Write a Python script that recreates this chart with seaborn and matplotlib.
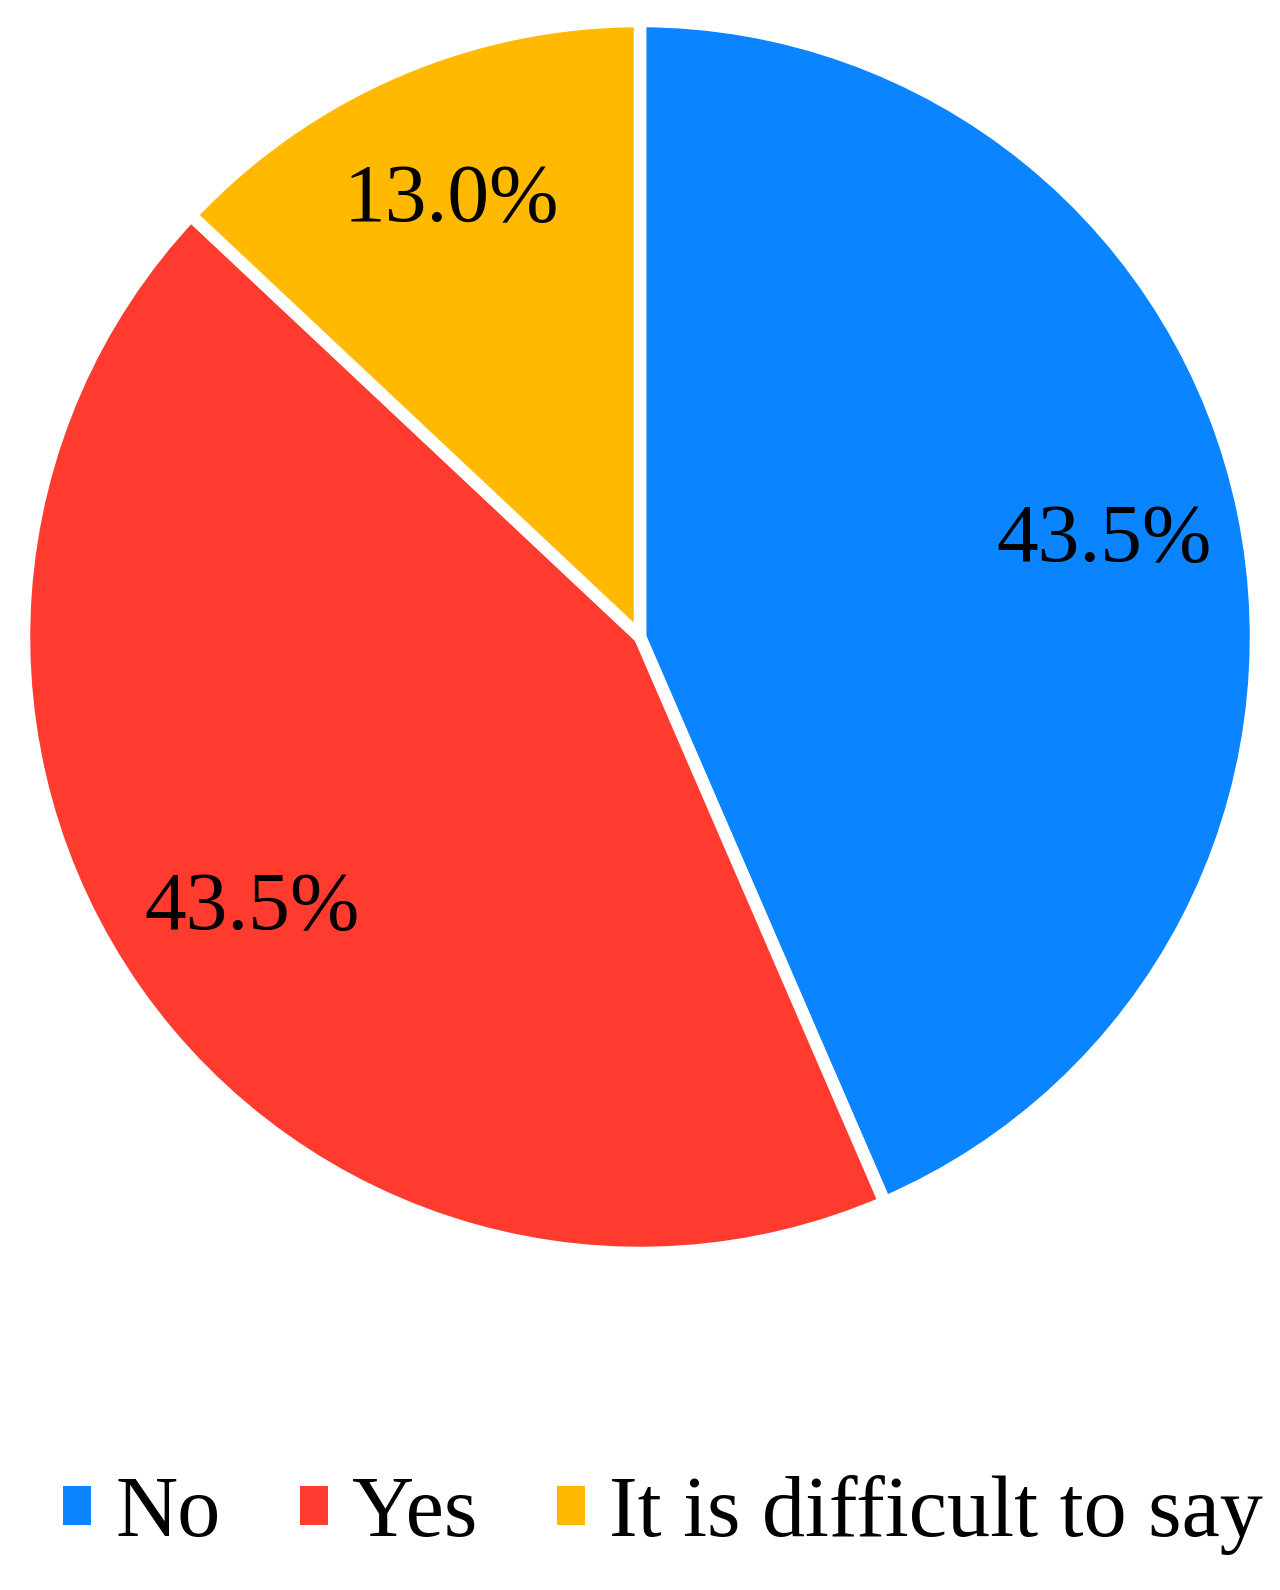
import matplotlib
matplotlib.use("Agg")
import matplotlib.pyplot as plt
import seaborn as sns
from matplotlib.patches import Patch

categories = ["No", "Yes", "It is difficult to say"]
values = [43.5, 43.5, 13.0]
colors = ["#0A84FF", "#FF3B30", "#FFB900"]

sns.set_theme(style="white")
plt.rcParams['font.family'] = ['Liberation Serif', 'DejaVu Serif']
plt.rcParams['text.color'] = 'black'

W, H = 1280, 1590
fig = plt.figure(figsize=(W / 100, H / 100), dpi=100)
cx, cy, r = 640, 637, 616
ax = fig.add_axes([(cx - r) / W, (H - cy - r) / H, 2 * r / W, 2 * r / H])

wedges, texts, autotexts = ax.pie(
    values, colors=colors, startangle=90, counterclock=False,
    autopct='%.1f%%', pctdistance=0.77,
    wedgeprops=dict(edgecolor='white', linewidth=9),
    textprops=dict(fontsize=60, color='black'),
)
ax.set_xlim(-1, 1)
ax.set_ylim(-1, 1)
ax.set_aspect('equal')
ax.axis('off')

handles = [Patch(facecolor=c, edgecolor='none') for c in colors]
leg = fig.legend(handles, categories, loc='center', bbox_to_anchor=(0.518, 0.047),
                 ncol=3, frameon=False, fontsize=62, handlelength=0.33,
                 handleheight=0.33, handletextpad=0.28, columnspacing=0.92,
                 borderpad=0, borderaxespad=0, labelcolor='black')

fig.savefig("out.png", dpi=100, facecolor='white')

---

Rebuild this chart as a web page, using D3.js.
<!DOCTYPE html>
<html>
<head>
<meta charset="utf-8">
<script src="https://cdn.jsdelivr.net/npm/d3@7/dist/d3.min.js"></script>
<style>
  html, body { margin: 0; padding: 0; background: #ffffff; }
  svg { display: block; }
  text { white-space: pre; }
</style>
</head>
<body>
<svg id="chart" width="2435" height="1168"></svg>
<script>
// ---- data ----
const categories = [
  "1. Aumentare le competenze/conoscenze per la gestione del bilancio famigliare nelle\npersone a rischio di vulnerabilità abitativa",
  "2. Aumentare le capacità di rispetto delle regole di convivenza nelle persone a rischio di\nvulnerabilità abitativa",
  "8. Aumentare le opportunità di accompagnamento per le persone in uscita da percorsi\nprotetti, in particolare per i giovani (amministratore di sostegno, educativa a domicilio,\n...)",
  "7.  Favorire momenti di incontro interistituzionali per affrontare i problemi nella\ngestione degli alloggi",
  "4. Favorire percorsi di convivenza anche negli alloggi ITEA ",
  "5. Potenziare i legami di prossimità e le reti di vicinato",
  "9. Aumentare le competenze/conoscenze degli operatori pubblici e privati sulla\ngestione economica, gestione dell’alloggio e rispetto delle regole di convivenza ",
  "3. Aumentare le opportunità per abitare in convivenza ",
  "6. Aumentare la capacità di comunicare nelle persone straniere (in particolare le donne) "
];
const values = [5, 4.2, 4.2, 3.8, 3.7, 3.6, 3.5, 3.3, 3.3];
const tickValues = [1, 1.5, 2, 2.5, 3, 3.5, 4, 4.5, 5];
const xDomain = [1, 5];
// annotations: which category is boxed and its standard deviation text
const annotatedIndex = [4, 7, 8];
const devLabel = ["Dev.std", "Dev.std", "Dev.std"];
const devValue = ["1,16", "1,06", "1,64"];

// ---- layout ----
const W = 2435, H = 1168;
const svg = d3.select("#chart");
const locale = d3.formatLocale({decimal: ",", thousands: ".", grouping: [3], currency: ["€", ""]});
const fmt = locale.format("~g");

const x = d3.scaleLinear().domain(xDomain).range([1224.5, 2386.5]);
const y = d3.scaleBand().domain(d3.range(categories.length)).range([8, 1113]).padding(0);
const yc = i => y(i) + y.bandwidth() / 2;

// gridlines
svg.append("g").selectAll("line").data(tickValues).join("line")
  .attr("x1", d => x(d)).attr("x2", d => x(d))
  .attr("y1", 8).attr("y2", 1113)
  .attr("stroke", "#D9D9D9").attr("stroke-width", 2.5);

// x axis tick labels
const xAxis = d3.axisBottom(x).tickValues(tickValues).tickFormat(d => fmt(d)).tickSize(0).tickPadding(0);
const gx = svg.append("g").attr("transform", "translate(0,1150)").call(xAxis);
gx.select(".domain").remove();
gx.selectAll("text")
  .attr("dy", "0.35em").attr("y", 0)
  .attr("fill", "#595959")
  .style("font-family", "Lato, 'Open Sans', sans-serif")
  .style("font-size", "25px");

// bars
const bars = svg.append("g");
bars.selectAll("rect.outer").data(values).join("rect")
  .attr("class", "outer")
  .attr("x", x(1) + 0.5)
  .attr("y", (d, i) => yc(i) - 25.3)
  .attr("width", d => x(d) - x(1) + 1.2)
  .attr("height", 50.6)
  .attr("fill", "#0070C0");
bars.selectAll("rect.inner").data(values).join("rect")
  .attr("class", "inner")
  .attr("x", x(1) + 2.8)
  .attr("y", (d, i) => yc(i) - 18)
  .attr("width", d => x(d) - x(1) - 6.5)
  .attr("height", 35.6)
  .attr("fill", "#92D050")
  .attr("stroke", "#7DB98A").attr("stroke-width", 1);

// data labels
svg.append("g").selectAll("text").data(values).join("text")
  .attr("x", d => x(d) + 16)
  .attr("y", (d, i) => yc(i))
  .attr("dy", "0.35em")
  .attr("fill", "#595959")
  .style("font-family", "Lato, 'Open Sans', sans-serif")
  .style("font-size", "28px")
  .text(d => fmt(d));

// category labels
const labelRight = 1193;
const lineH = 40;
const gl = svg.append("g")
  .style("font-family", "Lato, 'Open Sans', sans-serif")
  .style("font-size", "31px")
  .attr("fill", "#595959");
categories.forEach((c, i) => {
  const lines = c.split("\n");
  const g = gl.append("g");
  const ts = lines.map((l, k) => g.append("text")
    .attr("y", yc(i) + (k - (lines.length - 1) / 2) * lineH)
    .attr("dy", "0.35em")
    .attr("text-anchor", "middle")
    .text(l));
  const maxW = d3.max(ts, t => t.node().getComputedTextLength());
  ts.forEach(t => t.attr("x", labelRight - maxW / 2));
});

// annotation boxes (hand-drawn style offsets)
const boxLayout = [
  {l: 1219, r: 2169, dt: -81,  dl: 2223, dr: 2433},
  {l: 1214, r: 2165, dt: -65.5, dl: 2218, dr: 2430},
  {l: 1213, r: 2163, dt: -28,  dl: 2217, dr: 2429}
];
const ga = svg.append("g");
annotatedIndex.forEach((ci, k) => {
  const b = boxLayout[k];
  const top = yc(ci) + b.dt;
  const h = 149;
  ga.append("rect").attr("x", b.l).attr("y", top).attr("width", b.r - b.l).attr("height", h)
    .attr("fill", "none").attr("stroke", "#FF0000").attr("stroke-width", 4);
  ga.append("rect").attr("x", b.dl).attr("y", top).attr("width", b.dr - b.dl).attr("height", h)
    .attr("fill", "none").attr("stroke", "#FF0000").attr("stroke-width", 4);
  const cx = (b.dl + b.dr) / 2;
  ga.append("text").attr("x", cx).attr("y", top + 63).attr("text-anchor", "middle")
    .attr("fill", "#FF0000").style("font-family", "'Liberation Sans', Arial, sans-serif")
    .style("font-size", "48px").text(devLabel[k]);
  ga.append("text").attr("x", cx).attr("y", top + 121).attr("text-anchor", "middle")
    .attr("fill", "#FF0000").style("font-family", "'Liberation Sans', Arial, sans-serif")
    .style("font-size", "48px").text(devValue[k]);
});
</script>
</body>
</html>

- [Written exercise]: Within the entries above, give again exactly the lines starting at the one that contains "Write a Python" and ending at the one that contains "ax = fig.add_axes([(cx", leaving out the pictures.

- [Task solution]:
Write a Python script that recreates this chart with seaborn and matplotlib.
import matplotlib
matplotlib.use("Agg")
import matplotlib.pyplot as plt
import seaborn as sns
from matplotlib.patches import Patch

categories = ["No", "Yes", "It is difficult to say"]
values = [43.5, 43.5, 13.0]
colors = ["#0A84FF", "#FF3B30", "#FFB900"]

sns.set_theme(style="white")
plt.rcParams['font.family'] = ['Liberation Serif', 'DejaVu Serif']
plt.rcParams['text.color'] = 'black'

W, H = 1280, 1590
fig = plt.figure(figsize=(W / 100, H / 100), dpi=100)
cx, cy, r = 640, 637, 616
ax = fig.add_axes([(cx - r) / W, (H - cy - r) / H, 2 * r / W, 2 * r / H])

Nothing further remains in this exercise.